The final step in information discovery is Instance Access. Carrying
out this step would involve using the appropriate access method (using
such protocols as FTP, WAIS/Z39.50 or Gopher, as appropriate).
A final problem remains - Information Management. Once a user has
discovered relevant references, he or she may not wish to store
specific copies of information, but rather may instead elect to build
up libraries of references, provided the underlying tools are capable
of resolving such references as needed.
Work is underway to standardize these references to allow the use of
"Universal Document Identifiers" (or UDIs) across multiple systems.

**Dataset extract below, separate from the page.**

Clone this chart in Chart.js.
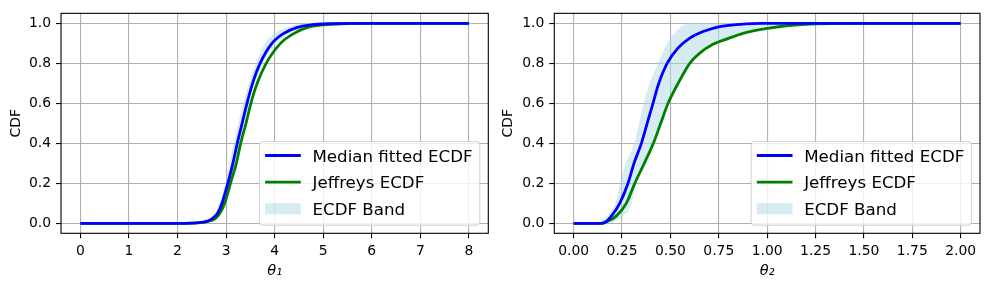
<!DOCTYPE html>
<html>
<head>
<meta charset="utf-8">
<script src="https://cdn.jsdelivr.net/npm/chart.js@4.4.1/dist/chart.umd.min.js"></script>
<style>
html,body{margin:0;padding:0;background:#fff;}
#wrap{position:relative;width:989px;height:290px;}
canvas{position:absolute;top:0;}
</style>
</head>
<body>
<div id="wrap">
<canvas id="c1" width="495" height="290" style="left:0;width:495px;height:290px"></canvas>
<canvas id="c2" width="494" height="290" style="left:495px;width:494px;height:290px"></canvas>
</div>
<script>
// ---------- tick labels ----------
const yTicks = [0, 0.2, 0.4, 0.6, 0.8, 1.0];
const yTickLabels = ['0.0', '0.2', '0.4', '0.6', '0.8', '1.0'];
const x1Ticks = [0, 1, 2, 3, 4, 5, 6, 7, 8];
const x1TickLabels = ['0', '1', '2', '3', '4', '5', '6', '7', '8'];
const x2Ticks = [0, 0.25, 0.5, 0.75, 1.0, 1.25, 1.5, 1.75, 2.0];
const x2TickLabels = ['0.00', '0.25', '0.50', '0.75', '1.00', '1.25', '1.50', '1.75', '2.00'];
const legendLabels = ['Median fitted ECDF', 'Jeffreys ECDF', 'ECDF Band'];

// ---------- theta_1 panel ----------
const medianX1 = [0, 2.0, 2.3, 2.44, 2.6, 2.69, 2.825, 2.916, 3.035, 3.14, 3.23, 3.33, 3.43, 3.545, 3.70, 3.944, 4.19, 4.47, 4.75, 5.1, 5.6, 8];
const medianY1 = [0, 0, 0.001, 0.003, 0.01, 0.02, 0.05, 0.1, 0.2, 0.3, 0.4, 0.5, 0.6, 0.7, 0.8, 0.9, 0.95, 0.98, 0.992, 0.998, 1.0, 1.0];
const jeffX1 = [0, 2.0, 2.3, 2.46, 2.63, 2.755, 2.87, 2.97, 3.09, 3.21, 3.30, 3.41, 3.51, 3.64, 3.825, 4.12, 4.40, 4.68, 5.0, 5.4, 6.0, 8];
const jeffY1 = [0, 0, 0.001, 0.003, 0.01, 0.02, 0.05, 0.1, 0.2, 0.3, 0.4, 0.5, 0.6, 0.7, 0.8, 0.9, 0.95, 0.98, 0.992, 0.998, 1.0, 1.0];
const bandUpX1 = [0, 2.0, 2.25, 2.4, 2.55, 2.64, 2.77, 2.86, 2.986, 3.07, 3.16, 3.25, 3.35, 3.47, 3.615, 3.80, 4.01, 4.26, 4.6, 8];
const bandUpY1 = [0, 0, 0.001, 0.003, 0.01, 0.02, 0.05, 0.1, 0.2, 0.3, 0.4, 0.5, 0.6, 0.7, 0.8, 0.9, 0.95, 0.98, 1.0, 1.0];
const bandLoX1 = [0, 2.1, 2.4, 2.52, 2.7, 2.8, 2.92, 3.0, 3.08, 3.18, 3.27, 3.37, 3.47, 3.59, 3.76, 4.02, 4.3, 4.6, 4.95, 8];
const bandLoY1 = [0, 0, 0.001, 0.003, 0.01, 0.02, 0.05, 0.1, 0.2, 0.3, 0.4, 0.5, 0.6, 0.7, 0.8, 0.9, 0.95, 0.98, 0.995, 1.0];

// ---------- theta_2 panel ----------
const medianX2 = [0, 0.145, 0.17, 0.195, 0.238, 0.281, 0.312, 0.35, 0.38, 0.41, 0.44, 0.483, 0.54, 0.6, 0.669, 0.755, 0.859, 0.97, 2.0];
const medianY2 = [0, 0, 0.01, 0.036, 0.1, 0.2, 0.3, 0.4, 0.5, 0.6, 0.7, 0.8, 0.877, 0.926, 0.959, 0.984, 0.995, 1.0, 1.0];
const jeffX2 = [0, 0.145, 0.175, 0.22, 0.272, 0.316, 0.365, 0.412, 0.45, 0.488, 0.54, 0.6, 0.65, 0.72, 0.8, 0.875, 1.0, 1.1, 1.25, 1.5, 2.0];
const jeffY2 = [0, 0, 0.01, 0.036, 0.1, 0.2, 0.3, 0.4, 0.5, 0.6, 0.7, 0.8, 0.85, 0.895, 0.925, 0.95, 0.975, 0.988, 0.998, 1.0, 1.0];
const bandUpX2 = [0, 0.12, 0.14, 0.165, 0.2, 0.216, 0.241, 0.27, 0.314, 0.338, 0.362, 0.393, 0.436, 0.47, 0.514, 0.557, 0.6, 2.0];
const bandUpY2 = [0, 0, 0.008, 0.03, 0.07, 0.1, 0.2, 0.3, 0.4, 0.5, 0.6, 0.7, 0.8, 0.877, 0.943, 0.984, 1.0, 1.0];
const bandLoX2 = [0, 0.18, 0.215, 0.245, 0.3, 0.32, 0.37, 0.42, 0.455, 0.49, 0.545, 0.6, 0.678, 0.738, 0.824, 0.91, 1.0, 1.15, 2.0];
const bandLoY2 = [0, 0, 0.01, 0.03, 0.1, 0.2, 0.3, 0.4, 0.5, 0.6, 0.7, 0.8, 0.877, 0.91, 0.943, 0.967, 0.985, 1.0, 1.0];

// ---------- styling ----------
const FONT = 'DejaVu Sans';
const BLUE = '#0000ff';
const GREEN = '#008000';
const BAND = 'rgba(173,216,230,0.5)';
const LW = 2.8;
Chart.defaults.font.family = FONT;
Chart.defaults.color = '#000';

function pts(xs, ys) { return xs.map((x, i) => ({x: x, y: ys[i]})); }

const frameAndLegend = {
  id: 'frameAndLegend',
  afterDraw(chart) {
    const ctx = chart.ctx;
    const a = chart.chartArea;
    ctx.save();
    ctx.strokeStyle = '#000';
    ctx.lineWidth = 1.1;
    ctx.strokeRect(a.left, a.top, a.right - a.left, a.bottom - a.top);
    const fs = 16.67;
    ctx.font = fs + 'px "' + FONT + '"';
    const tw = Math.max(...legendLabels.map(t => ctx.measureText(t).width));
    const w = 53 + tw + 7.2;
    const h = 83.6;
    const right = a.right - 8.5;
    const bottom = a.bottom - 8.2;
    const left = right - w;
    const top = bottom - h;
    ctx.beginPath();
    ctx.roundRect(left, top, w, h, 3.5);
    ctx.fillStyle = 'rgba(255,255,255,0.8)';
    ctx.fill();
    ctx.strokeStyle = 'rgba(204,204,204,0.8)';
    ctx.lineWidth = 1.1;
    ctx.stroke();
    const rows = [bottom - 69.6, bottom - 43, bottom - 16.3];
    const hx0 = left + 5.6, hx1 = left + 41.3;
    ctx.lineCap = 'butt';
    ctx.lineWidth = LW;
    [BLUE, GREEN].forEach((c, i) => {
      ctx.strokeStyle = c;
      ctx.beginPath();
      ctx.moveTo(hx0, rows[i]);
      ctx.lineTo(hx1, rows[i]);
      ctx.stroke();
    });
    ctx.fillStyle = BAND;
    ctx.fillRect(hx0, rows[2] - 5.6, hx1 - hx0, 11.1);
    ctx.fillStyle = '#000';
    ctx.textBaseline = 'alphabetic';
    ctx.textAlign = 'left';
    legendLabels.forEach((t, i) => ctx.fillText(t, left + 53, rows[i] + 0.365 * fs));
    ctx.restore();
  }
};

function makeChart(id, o) {
  const common = {pointRadius: 0, cubicInterpolationMode: 'monotone'};
  new Chart(document.getElementById(id), {
    type: 'line',
    data: {
      datasets: [
        Object.assign({data: pts(o.mx, o.my), borderColor: BLUE, borderWidth: LW, fill: false, order: 0}, common),
        Object.assign({data: pts(o.jx, o.jy), borderColor: GREEN, borderWidth: LW, fill: false, order: 1}, common),
        Object.assign({data: pts(o.ux, o.uy), borderColor: 'rgba(0,0,0,0)', borderWidth: 1, backgroundColor: BAND, fill: '+1', order: 2}, common),
        Object.assign({data: pts(o.lx, o.ly), borderColor: 'rgba(0,0,0,0)', borderWidth: 1, fill: false, order: 3}, common)
      ]
    },
    options: {
      responsive: false,
      animation: false,
      devicePixelRatio: 1,
      layout: {padding: {top: 10, right: o.padRight, left: 0, bottom: 0}},
      plugins: {legend: {display: false}, tooltip: {enabled: false}},
      scales: {
        x: {
          type: 'linear',
          min: o.xMin, max: o.xMax,
          afterBuildTicks(s) { s.ticks = o.xTicks.map(v => ({value: v})); },
          afterFit(s) { s.height = 56.7; },
          ticks: {
            autoSkip: false, maxRotation: 0, padding: 4.5,
            font: {size: 13.9}, color: '#000',
            callback: (v) => { const i = o.xTicks.indexOf(v); return i >= 0 ? o.xTickLabels[i] : ''; }
          },
          grid: {color: '#b0b0b0', lineWidth: 1.1, drawTicks: true, tickLength: 5, tickColor: '#000', tickWidth: 1.1},
          border: {display: false},
          title: {display: true, text: o.xTitle, font: {size: 14.5, style: 'italic'}, color: '#000', padding: {top: 0, bottom: 10.5}}
        },
        y: {
          type: 'linear',
          min: -0.05, max: 1.05,
          afterBuildTicks(s) { s.ticks = yTicks.map(v => ({value: v})); },
          afterFit(s) { s.width = o.yW; },
          ticks: {
            autoSkip: false, padding: 5,
            font: {size: 13.9}, color: '#000',
            callback: (v) => { const i = yTicks.indexOf(v); return i >= 0 ? yTickLabels[i] : ''; }
          },
          grid: {color: '#b0b0b0', lineWidth: 1.1, drawTicks: true, tickLength: 5, tickColor: '#000', tickWidth: 1.1},
          border: {display: false},
          title: {display: true, text: 'CDF', font: {size: 13.9}, color: '#000', padding: {top: o.yTitlePad, bottom: 0}}
        }
      }
    },
    plugins: [frameAndLegend]
  });
}

makeChart('c1', {
  mx: medianX1, my: medianY1, jx: jeffX1, jy: jeffY1,
  ux: bandUpX1, uy: bandUpY1, lx: bandLoX1, ly: bandLoY1,
  xMin: -0.4, xMax: 8.4, xTicks: x1Ticks, xTickLabels: x1TickLabels,
  xTitle: 'θ₁', yW: 61, padRight: 6.7, yTitlePad: 8.3
});
makeChart('c2', {
  mx: medianX2, my: medianY2, jx: jeffX2, jy: jeffY2,
  ux: bandUpX2, uy: bandUpY2, lx: bandLoX2, ly: bandLoY2,
  xMin: -0.1, xMax: 2.1, xTicks: x2Ticks, xTickLabels: x2TickLabels,
  xTitle: 'θ₂', yW: 59.3, padRight: 9, yTitlePad: 4.9
});
</script>
</body>
</html>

Such UDIs would allow the sharing of references to information across
multiple information systems across the Internet, so that queries to
archie could give back pointers to Gopher or WWW documents as well as
files available through Anonymous FTP.
Practical, useful services have been developed and deployed by a
number of researchers (currently using entirely volunteer resources)

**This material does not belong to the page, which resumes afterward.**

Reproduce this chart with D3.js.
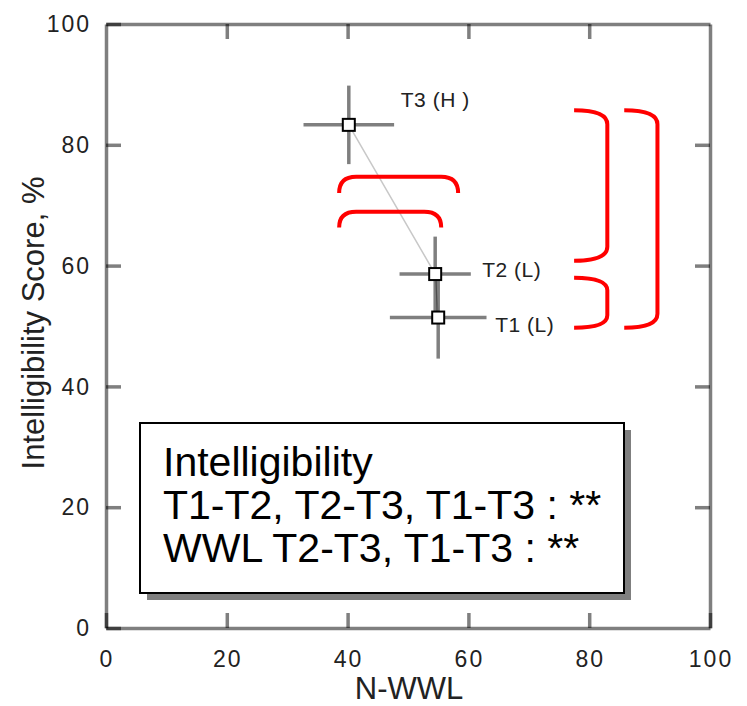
<!DOCTYPE html>
<html>
<head>
<meta charset="utf-8">
<script src="https://cdn.jsdelivr.net/npm/d3@7"></script>
<style>
  body { margin: 0; background: #fff; }
  svg text { font-family: "Liberation Sans", Arial, Helvetica, sans-serif; }
</style>
</head>
<body>
<svg id="chart" width="747" height="706"></svg>
<script>
// data
var names = ["T1 (L)", "T2 (L)", "T3 (H )"];
var nwwl = [55.0, 54.5, 40.2];
var nwwlErr = [8.0, 5.9, 7.5];
var score = [51.4, 58.6, 83.3];
var scoreErr = [6.8, 6.2, 6.5];
var ticks = [0, 20, 40, 60, 80, 100];
var noteLines = ["Intelligibility", "T1-T2, T2-T3, T1-T3 : **", "WWL T2-T3, T1-T3 : **"];

// red significance brackets, in data units
var hBrackets = [
  {x0: 38.6, x1: 58.3, top: 74.7, end: 72.0},
  {x0: 38.6, x1: 55.5, top: 68.9, end: 66.3}
];
var vBrackets = [
  {end: 77.5, spine: 83.0, y0: 85.7, y1: 60.8},
  {end: 77.5, spine: 83.0, y0: 58.0, y1: 49.7},
  {end: 85.8, spine: 91.3, y0: 85.7, y1: 49.7}
];

var svg = d3.select("#chart");

var xScale = d3.scaleLinear().domain([0, 100]).range([106, 710]);
var yScale = d3.scaleLinear().domain([0, 100]).range([628, 24]);

var axisStroke = function (g) {
  g.selectAll("path, line")
    .attr("stroke", "#000")
    .attr("stroke-opacity", 0.5)
    .attr("stroke-width", 3.5);
  g.selectAll("text").remove();
};

// frame: four axes with inward ticks
svg.append("g").attr("transform", "translate(0," + yScale(0) + ")")
  .call(d3.axisBottom(xScale).tickValues(ticks).tickSizeInner(-15).tickSizeOuter(0))
  .call(axisStroke);
svg.append("g").attr("transform", "translate(0," + yScale(100) + ")")
  .call(d3.axisTop(xScale).tickValues(ticks.slice(1, 5)).tickSizeInner(-15).tickSizeOuter(0))
  .call(axisStroke);
svg.append("g").attr("transform", "translate(" + xScale(0) + ",0)")
  .call(d3.axisLeft(yScale).tickValues(ticks).tickSizeInner(-15).tickSizeOuter(0))
  .call(axisStroke);
svg.append("g").attr("transform", "translate(" + xScale(100) + ",0)")
  .call(d3.axisRight(yScale).tickValues(ticks.slice(1, 5)).tickSizeInner(-15).tickSizeOuter(0))
  .call(axisStroke);

// tick labels
svg.append("g").selectAll("text").data(ticks).join("text")
  .attr("x", function (d) { return xScale(d) + 1; })
  .attr("y", 667)
  .attr("text-anchor", "middle")
  .attr("font-size", 23)
  .attr("letter-spacing", 2)
  .attr("fill", "#222")
  .text(function (d) { return d; });

svg.append("g").selectAll("text").data(ticks).join("text")
  .attr("x", 91)
  .attr("y", function (d) { return yScale(d); })
  .attr("dy", "0.36em")
  .attr("text-anchor", "end")
  .attr("font-size", 23)
  .attr("letter-spacing", 2)
  .attr("fill", "#222")
  .text(function (d) { return d; });

// axis titles
svg.append("text")
  .attr("x", 409).attr("y", 699)
  .attr("text-anchor", "middle")
  .attr("font-size", 31)
  .attr("fill", "#222")
  .text("N-WWL");

svg.append("text")
  .attr("transform", "translate(43.5,323) rotate(-90)")
  .attr("text-anchor", "middle")
  .attr("font-size", 31)
  .attr("fill", "#222")
  .text("Intelligibility Score, %");

// note box with shadow
var box = {x: 140, y: 423, w: 484, h: 170};
svg.append("rect")
  .attr("x", box.x + 7).attr("y", box.y + 7)
  .attr("width", box.w).attr("height", box.h)
  .attr("fill", "#7f7f7f");
svg.append("rect")
  .attr("x", box.x).attr("y", box.y)
  .attr("width", box.w).attr("height", box.h)
  .attr("fill", "#fff").attr("stroke", "#000").attr("stroke-width", 2);
svg.append("g").selectAll("text").data(noteLines).join("text")
  .attr("x", 163)
  .attr("y", function (d, i) { return 476 + i * 43; })
  .attr("font-size", 41)
  .attr("fill", "#000")
  .text(function (d) { return d; });

// connecting line between points
var pts = d3.range(names.length);
svg.append("path")
  .attr("d", d3.line()
    .x(function (i) { return xScale(nwwl[i]); })
    .y(function (i) { return yScale(score[i]); })(pts))
  .attr("fill", "none")
  .attr("stroke", "#c8c8c8")
  .attr("stroke-width", 1.5);

// error bars
var bars = svg.append("g")
  .attr("stroke", "#000").attr("stroke-opacity", 0.5).attr("stroke-width", 3.5);
bars.selectAll(".ex").data(pts).join("line")
  .attr("x1", function (i) { return xScale(nwwl[i] - nwwlErr[i]); })
  .attr("x2", function (i) { return xScale(nwwl[i] + nwwlErr[i]); })
  .attr("y1", function (i) { return yScale(score[i]); })
  .attr("y2", function (i) { return yScale(score[i]); });
bars.selectAll(".ey").data(pts).join("line")
  .attr("x1", function (i) { return xScale(nwwl[i]); })
  .attr("x2", function (i) { return xScale(nwwl[i]); })
  .attr("y1", function (i) { return yScale(score[i] - scoreErr[i]); })
  .attr("y2", function (i) { return yScale(score[i] + scoreErr[i]); });

// markers
svg.append("g").selectAll("rect").data(pts).join("rect")
  .attr("x", function (i) { return xScale(nwwl[i]) - 6; })
  .attr("y", function (i) { return yScale(score[i]) - 6; })
  .attr("width", 12).attr("height", 12)
  .attr("fill", "#fff").attr("stroke", "#000").attr("stroke-width", 2);

// point labels
var labelDx = [57, 47, 52];
var labelDy = [14, 3, -18];
svg.append("g").selectAll("text").data(pts).join("text")
  .attr("x", function (i) { return xScale(nwwl[i]) + labelDx[i]; })
  .attr("y", function (i) { return yScale(score[i]) + labelDy[i]; })
  .attr("font-size", 21)
  .attr("letter-spacing", 0.5)
  .attr("fill", "#222")
  .text(function (i) { return names[i]; });

// red brackets
var red = svg.append("g")
  .attr("fill", "none").attr("stroke", "#ff0000").attr("stroke-width", 4);

red.selectAll(".hb").data(hBrackets).join("path")
  .attr("d", function (b) {
    var x0 = xScale(b.x0), x1 = xScale(b.x1), yt = yScale(b.top), ye = yScale(b.end), r = 17;
    var p = d3.path();
    p.moveTo(x0, ye);
    p.quadraticCurveTo(x0, yt, x0 + r, yt);
    p.lineTo(x1 - r, yt);
    p.quadraticCurveTo(x1, yt, x1, ye);
    return p.toString();
  });

red.selectAll(".vb").data(vBrackets).join("path")
  .attr("d", function (b) {
    var xe = xScale(b.end), xs = xScale(b.spine), y0 = yScale(b.y0), y1 = yScale(b.y1);
    var r = Math.min(14, (y1 - y0) / 4);
    var p = d3.path();
    p.moveTo(xe, y0);
    p.quadraticCurveTo(xs, y0, xs, y0 + r);
    p.lineTo(xs, y1 - r);
    p.quadraticCurveTo(xs, y1, xe, y1);
    return p.toString();
  });
</script>
</body>
</html>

that address most parts of the Resource Discovery problem. The past 18
months has seen the creation of such services as archie, Prospero,
WAIS, WWW and Gopher, among others. Each successfully attacks some
portion of the problem.
Thus, the user menus in the Gopher system may be seen as a library of
references to specific information and service providers on the
Internet and the Gopher service itself (which allows the user to
resolve these references in a transparent manner) in one example of
the power of Instance Access tools.
Similarly, the archie system nay been seen as a simple and fast
indexing service to perform Instance Location, returning references
that can then be resolved using appropriate Instance Access software
(be it the venerable "ftp" command, the Gopher-archie gateway or the
appropriate portion of one of the newer GUI-based archie access
tools).
WAIS provides Instance Location and Access and Prospero and WWW both
provide means for organizing and accessing information, Prospero at
granularity of individual files and WWW at the level of hypertext
documents.
Despite the success of these early experimental systems, much work
remains to be done. The existing services need to be further refined
and expanded, then deployed as real, funded and supported services. In
addition, one major portion of the problem still remains to be
addressed.
There still exists a need for tools to aid in the Class Discovery
step. This is becoming more pressing with the success of the systems
listed above as their are now in fact a significant number of service
providers to be accessed. For example, over 200 locations provide
Gopher servers and a similar number provide WAIS sources, while there
are close to 15 archie servers now available on the Internet. New
services continue to be deployed each week.
There are now plans to deploy an experimental Resource Information
Service to address this problem, using a modified version of the
current archie service. The plan is to automatically gather and store
the descriptions and locations of such services in a new archie
database, then use archie's proactive data-gathering model to keep the
database up to date, periodically verifying that specific services are
still up and available. Users will be able to query this new database,
seeking out services by their type or descriptions.
Current plans call for the deployment of this experimental RIS server
by July, 1992. Watch the net for more details in the coming months.